Both the F1 and the GTO have active owners clubs that organize events. Part of the appeal is the exclusivity of each, with the GTO boasting just 36 examples (plus 3 with the 4.0 liter V-12), and only 106 of the F1. Where else are you going to meet some of the other biggest car collectors in the world?  Arguably, the F1 didn’t start to appreciate until it had an active owners club, which long-time F1 racer Ray Bellm started in 2011.

The Future

From 2011 through the present, Hagerty Price Guide values for the McLaren F1 have more than quintupled in value from a condition #1 average value of $4,050,000 to $22,125,000. Values for the Ferrari 250 GTO have “only” little more than doubled from an average condition 1 value of $26,100,000 in 2011 to $56,600,000 today (the average value here includes the SII and 4.0L cars, which don’t factor into the $70M figure).

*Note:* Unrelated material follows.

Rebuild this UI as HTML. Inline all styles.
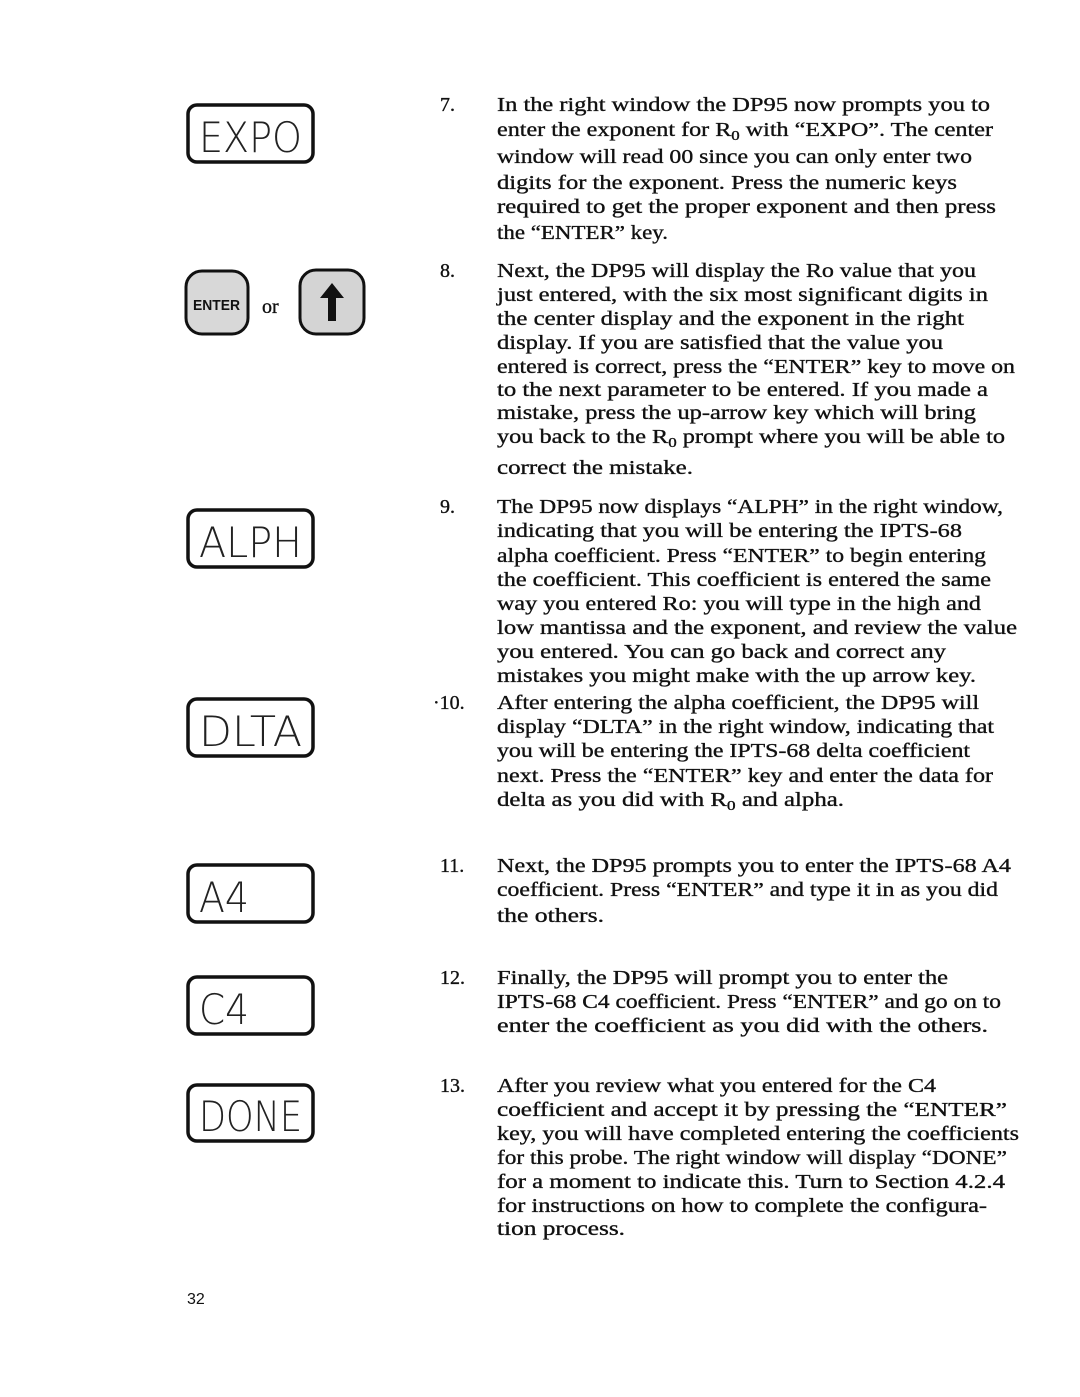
<!DOCTYPE html>
<html><head><meta charset="utf-8"><style>
html,body{margin:0;padding:0;background:#fff;}
svg{display:block}
.t{font-family:"Liberation Serif",serif;font-size:20px;fill:#111;stroke:#111;stroke-width:0.35}
.lcd{font-family:"DejaVu Sans","Liberation Sans",sans-serif;font-weight:200;font-size:30px;fill:#222}
</style></head><body>
<svg width="1080" height="1397" viewBox="0 0 1080 1397" xmlns="http://www.w3.org/2000/svg">
<g fill="none" stroke="#111" stroke-width="3.5">
<rect x="188" y="105" width="125" height="57" rx="9"/>
<rect x="188" y="510" width="125" height="57" rx="9"/>
<rect x="188" y="699" width="125" height="57" rx="9"/>
<rect x="188" y="865" width="125" height="57" rx="9"/>
<rect x="188" y="977" width="125" height="57" rx="9"/>
<rect x="188" y="1085" width="125" height="56" rx="9"/>
</g>
<g class="lcd">
<text transform="translate(199,152) scale(1,1.4)" textLength="103" lengthAdjust="spacingAndGlyphs">EXPO</text>
<text transform="translate(199,557) scale(1,1.4)" textLength="103" lengthAdjust="spacingAndGlyphs">ALPH</text>
<text transform="translate(199,746) scale(1,1.4)" textLength="103" lengthAdjust="spacingAndGlyphs">DLTA</text>
<text transform="translate(199,912) scale(1,1.4)" textLength="50" lengthAdjust="spacingAndGlyphs">A4</text>
<text transform="translate(199,1024) scale(1,1.4)" textLength="50" lengthAdjust="spacingAndGlyphs">C4</text>
<text transform="translate(199,1131) scale(1,1.4)" textLength="103" lengthAdjust="spacingAndGlyphs">DONE</text>
</g>
<rect x="186" y="271" width="62" height="63" rx="16" fill="#d8d8d8" stroke="#111" stroke-width="3"/>
<text x="193" y="310" font-family="Liberation Sans,sans-serif" font-size="15" font-weight="bold" fill="#111" textLength="47" lengthAdjust="spacingAndGlyphs">ENTER</text>
<text x="262" y="313" class="t" font-size="22">or</text>
<rect x="300" y="270" width="64" height="64" rx="16" fill="#d4d4d4" stroke="#111" stroke-width="3"/>
<path d="M332 283 L344 298 L336 298 L336 321 L328 321 L328 298 L320 298 Z" fill="#111"/>
<g class="t">
<text x="440" y="111">7.</text>
<text x="440" y="277">8.</text>
<text x="440" y="513">9.</text>
<text x="433" y="709">·10.</text>
<text x="440" y="872">11.</text>
<text x="440" y="984">12.</text>
<text x="440" y="1092">13.</text>
<text x="187" y="1304" font-family="Liberation Sans,sans-serif" font-size="16" stroke-width="0">32</text>
</g>
<g class="t">
<text x="497" y="111" textLength="493" lengthAdjust="spacingAndGlyphs">In the right window the DP95 now prompts you to</text>
<text x="497" y="136" textLength="496" lengthAdjust="spacingAndGlyphs">enter the exponent for R<tspan font-size="14" dy="4">0</tspan><tspan dy="-4"> with “EXPO”. The center</tspan></text>
<text x="497" y="163" textLength="475" lengthAdjust="spacingAndGlyphs">window will read 00 since you can only enter two</text>
<text x="497" y="189" textLength="460" lengthAdjust="spacingAndGlyphs">digits for the exponent. Press the numeric keys</text>
<text x="497" y="213" textLength="499" lengthAdjust="spacingAndGlyphs">required to get the proper exponent and then press</text>
<text x="497" y="239" textLength="171" lengthAdjust="spacingAndGlyphs">the “ENTER” key.</text>

<text x="497" y="277" textLength="479" lengthAdjust="spacingAndGlyphs">Next, the DP95 will display the Ro value that you</text>
<text x="497" y="301" textLength="491" lengthAdjust="spacingAndGlyphs">just entered, with the six most significant digits in</text>
<text x="497" y="325" textLength="467" lengthAdjust="spacingAndGlyphs">the center display and the exponent in the right</text>
<text x="497" y="349" textLength="446" lengthAdjust="spacingAndGlyphs">display. If you are satisfied that the value you</text>
<text x="497" y="373" textLength="518" lengthAdjust="spacingAndGlyphs">entered is correct, press the “ENTER” key to move on</text>
<text x="497" y="396" textLength="491" lengthAdjust="spacingAndGlyphs">to the next parameter to be entered. If you made a</text>
<text x="497" y="419" textLength="479" lengthAdjust="spacingAndGlyphs">mistake, press the up-arrow key which will bring</text>
<text x="497" y="443" textLength="508" lengthAdjust="spacingAndGlyphs">you back to the R<tspan font-size="14" dy="4">0</tspan><tspan dy="-4"> prompt where you will be able to</tspan></text>
<text x="497" y="474" textLength="196" lengthAdjust="spacingAndGlyphs">correct the mistake.</text>

<text x="497" y="513" textLength="506" lengthAdjust="spacingAndGlyphs">The DP95 now displays “ALPH” in the right window,</text>
<text x="497" y="537" textLength="465" lengthAdjust="spacingAndGlyphs">indicating that you will be entering the IPTS-68</text>
<text x="497" y="562" textLength="489" lengthAdjust="spacingAndGlyphs">alpha coefficient. Press “ENTER” to begin entering</text>
<text x="497" y="586" textLength="494" lengthAdjust="spacingAndGlyphs">the coefficient. This coefficient is entered the same</text>
<text x="497" y="610" textLength="484" lengthAdjust="spacingAndGlyphs">way you entered Ro: you will type in the high and</text>
<text x="497" y="634" textLength="520" lengthAdjust="spacingAndGlyphs">low mantissa and the exponent, and review the value</text>
<text x="497" y="658" textLength="449" lengthAdjust="spacingAndGlyphs">you entered. You can go back and correct any</text>
<text x="497" y="682" textLength="479" lengthAdjust="spacingAndGlyphs">mistakes you might make with the up arrow key.</text>

<text x="497" y="709" textLength="482" lengthAdjust="spacingAndGlyphs">After entering the alpha coefficient, the DP95 will</text>
<text x="497" y="733" textLength="497" lengthAdjust="spacingAndGlyphs">display “DLTA” in the right window, indicating that</text>
<text x="497" y="757" textLength="473" lengthAdjust="spacingAndGlyphs">you will be entering the IPTS-68 delta coefficient</text>
<text x="497" y="782" textLength="496" lengthAdjust="spacingAndGlyphs">next. Press the “ENTER” key and enter the data for</text>
<text x="497" y="806" textLength="347" lengthAdjust="spacingAndGlyphs">delta as you did with R<tspan font-size="14" dy="4">0</tspan><tspan dy="-4"> and alpha.</tspan></text>

<text x="497" y="872" textLength="514" lengthAdjust="spacingAndGlyphs">Next, the DP95 prompts you to enter the IPTS-68 A4</text>
<text x="497" y="896" textLength="501" lengthAdjust="spacingAndGlyphs">coefficient. Press “ENTER” and type it in as you did</text>
<text x="497" y="922" textLength="107" lengthAdjust="spacingAndGlyphs">the others.</text>

<text x="497" y="984" textLength="451" lengthAdjust="spacingAndGlyphs">Finally, the DP95 will prompt you to enter the</text>
<text x="497" y="1008" textLength="504" lengthAdjust="spacingAndGlyphs">IPTS-68 C4 coefficient. Press “ENTER” and go on to</text>
<text x="497" y="1032" textLength="491" lengthAdjust="spacingAndGlyphs">enter the coefficient as you did with the others.</text>

<text x="497" y="1092" textLength="439" lengthAdjust="spacingAndGlyphs">After you review what you entered for the C4</text>
<text x="497" y="1116" textLength="510" lengthAdjust="spacingAndGlyphs">coefficient and accept it by pressing the “ENTER”</text>
<text x="497" y="1140" textLength="522" lengthAdjust="spacingAndGlyphs">key, you will have completed entering the coefficients</text>
<text x="497" y="1164" textLength="510" lengthAdjust="spacingAndGlyphs">for this probe. The right window will display “DONE”</text>
<text x="497" y="1188" textLength="508" lengthAdjust="spacingAndGlyphs">for a moment to indicate this. Turn to Section 4.2.4</text>
<text x="497" y="1212" textLength="490" lengthAdjust="spacingAndGlyphs">for instructions on how to complete the configura-</text>
<text x="497" y="1235" textLength="128" lengthAdjust="spacingAndGlyphs">tion process.</text>
</g>
</svg>
</body></html>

If both the F1 and the GTO continue to appreciate at similar rates, the F1 will be more valuable by 2031. Will there be another up-and-comer by then? Possibly. The difference in age between the Ferrari 250 GTO and the McLaren F1 is 30 years. Thirty years prior to the GTO is about when Alfa Romeo brought out the 8C 2900 series of cars, arguably the most collectible prewar car, with its racing history and desirable road car examples. Coincidentally, the McLaren F1 is now nearly 30 years old. Is there anything on the market now that has the potential to claim the title of ultimate collector car in the future? Gordon Murray’s own GMA Type 50 seems to have the potential. Time will tell.